Visible cameras can discourage casual theft or trespassing. Hidden or discreet cameras can still capture footage if someone avoids, blocks, or damages the obvious one.
For example, a doorbell camera may catch someone approaching the porch, while a small camera under the eave gives a wider view of the walkway and street. In a garage, a visible camera near the opener may deter snooping, while a smaller one on a shelf can capture faces near the side door.
Test the view before committing
Before drilling, mounting, or building a disguise, test the location for a full day if you can.
Check:
- Daytime clarity
- Nighttime clarity
- Motion alerts
- Wi-Fi strength
- Audio quality, if used legally
- Glare from lights or windows
- Rain exposure
- Whether people’s faces are visible
- Battery drain over several hours
Walk through the area like a real person would. Carry a package. Open the gate. Pull into the driveway. Come in through the door at night. You’ll quickly see whether the camera is aimed too high, too low, or too far off to one side.
Keep it maintainable
A hidden camera that can’t be cleaned, charged, updated, or reset will eventually become a dead camera. Dust, bugs, rain spots, firmware issues, Wi-Fi changes, and dead batteries all happen.

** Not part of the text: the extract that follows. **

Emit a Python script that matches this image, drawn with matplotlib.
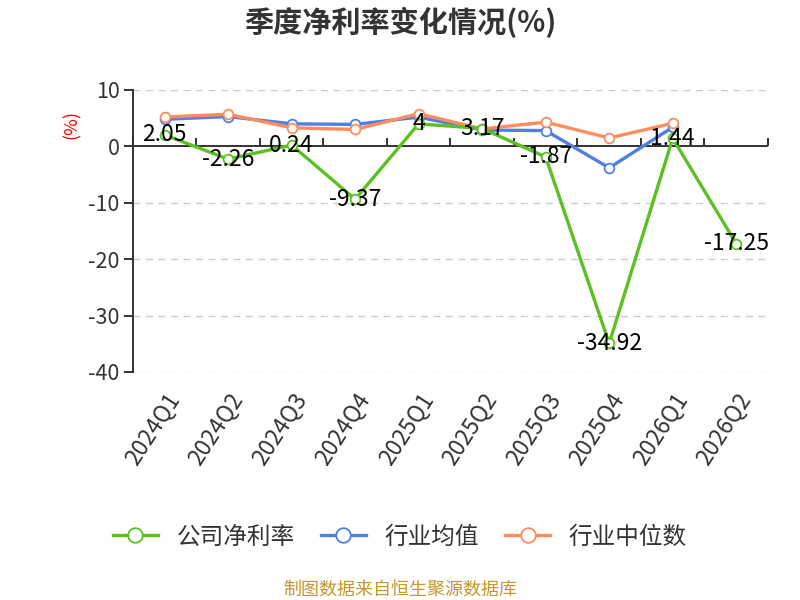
import numpy as np
import matplotlib
matplotlib.use("Agg")
import matplotlib.pyplot as plt

plt.rcParams['font.family'] = ['Noto Sans CJK SC', 'DejaVu Sans']
plt.rcParams['axes.unicode_minus'] = False

quarters = ["2024Q1", "2024Q2", "2024Q3", "2024Q4", "2025Q1",
            "2025Q2", "2025Q3", "2025Q4", "2026Q1", "2026Q2"]
company = [2.05, -2.26, 0.24, -9.37, 4, 3.17, -1.87, -34.92, 1.44, -17.25]
ind_avg = [4.8, 5.3, 4.0, 3.9, 5.2, 2.9, 2.8, -3.8, 3.4]
ind_med = [5.2, 5.7, 3.3, 3.0, 5.8, 3.1, 4.3, 1.5, 4.1]

c_green = "#5bc122"
c_blue = "#4e80e3"
c_orange = "#ff8c5c"

fig = plt.figure(figsize=(8, 6), dpi=100)
ax = fig.add_axes([0.166, 0.38, 0.794, 0.47])

x = np.arange(len(quarters))
mk = dict(marker='o', markersize=7, markerfacecolor='white', markeredgewidth=1.3)
ax.plot(x, company, color=c_green, lw=2.4, label="公司净利率", zorder=5, **mk)
ax.plot(x[:len(ind_avg)], ind_avg, color=c_blue, lw=2.4, label="行业均值", zorder=3, **mk)
ax.plot(x[:len(ind_med)], ind_med, color=c_orange, lw=2.4, label="行业中位数", zorder=4, **mk)

for xi, v in zip(x, company):
    ax.text(xi, v, f"{v:g}", ha='center', va='center', fontsize=16.5, color='black', zorder=6)

ax.set_xlim(-0.5, len(quarters) - 0.5)
ax.set_ylim(-40, 10)
ax.set_yticks([10, 0, -10, -20, -30, -40])
for g in [10, -10, -20, -30, -40]:
    ax.axhline(g, color='#cccccc', lw=1, ls=(0, (5, 4)), zorder=1)
ax.axhline(0, color='#333333', lw=1.4, zorder=2)

ax.set_xticks(x)
ax.set_xticklabels(quarters, rotation=57, ha='right', rotation_mode='anchor', fontsize=16.5, color='#333333')
ax.tick_params(axis='x', length=0, pad=12)
ax.tick_params(axis='y', labelsize=15.5, colors='#333333', length=6.5, width=1.4, direction='out', pad=3)
for s in ['top', 'right', 'bottom']:
    ax.spines[s].set_visible(False)
ax.spines['left'].set_color('#333333')
ax.spines['left'].set_linewidth(1.4)

sec = ax.secondary_xaxis(0.8)
sec.set_xticks(np.arange(-0.5, len(quarters), 1.0))
sec.tick_params(axis='x', direction='out', length=6, width=1.4, colors='#333333', labelbottom=False, labeltop=False)
sec.spines['bottom'].set_visible(False)
sec.spines['top'].set_visible(False)

ax.text(-0.096, 0.876, "(%)", rotation=90, color='red', fontsize=13,
        ha='center', va='center', transform=ax.transAxes)

fig.text(0.5, 0.962, "季度净利率变化情况(%)", ha='center', va='center',
         fontsize=21, fontweight='bold', color='#333333')

leg = fig.legend(loc='center', bbox_to_anchor=(0.5, 0.105), ncol=3, frameon=False,
                 fontsize=17, handlelength=1.9, columnspacing=1.1, handletextpad=0.8,
                 labelcolor='#333333', markerscale=1.5)

fig.text(0.5, 0.017, "制图数据来自恒生聚源数据库", ha='center', va='center',
         fontsize=13, color='#c9962c')

fig.savefig("out.png", dpi=100)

Leave yourself a realistic way to access it. Label cables if they run into a closet or attic. Keep spare mounting screws and the reset pin. If the camera is in a decorative object, make sure you can remove it without dismantling half the setup.
The most effective hidden home security camera is usually the one that blends into a normal part of the house, has a clean view, works reliably at night, and doesn’t become a maintenance headache. Subtle beats clever almost every time.